Time and Message-Efficient S-Based Consensus
Fabiola GREVE, Michel HURFIN, Raimundo MACEDO, Michel RAYNAL
To appear at Nineteenth Annual
ACM SIGACT-SIGOPS Symposium on PRINCIPLES OF DISTRIBUTED COMPUTING (PODC
2000), Portland, Oregon, 16-19 July 2000
Abstract
The class of "Strong" failure detectors (denoted S) includes all failure
detectors that suspect all crashed processes and that do not suspect some
(a priori unknown) process that never crashes. So, a failure detector that
belongs to S is intrinsically unreliable as it can arbitrarily suspect
correct processes. Several S-based consensus protocols have been designed.

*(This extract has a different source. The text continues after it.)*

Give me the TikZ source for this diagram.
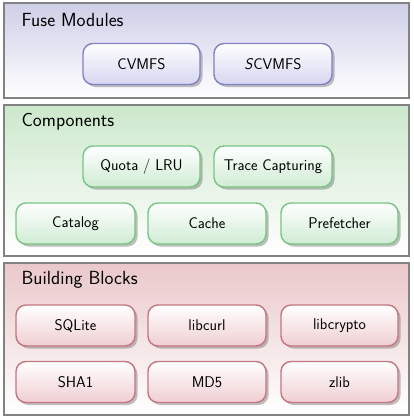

Some of them systematically require n computation rounds (n being the number
of processes), each round involving n*n or n messages. Others allow early
decision (i.e., the number of rounds depends only on the maximal number
of crashes when there are no erroneous suspicions) but require each round
to involve n*n messages. This brief annoucement presents an early deciding
S-based consensus protocol each round of which involves 3(n-1) messages.
So, the proposed protocol is particularly time and message-efficient. Moreover,
it can easily be generalized to reduce the number of rounds at the price
of an increase in the number of messages per round.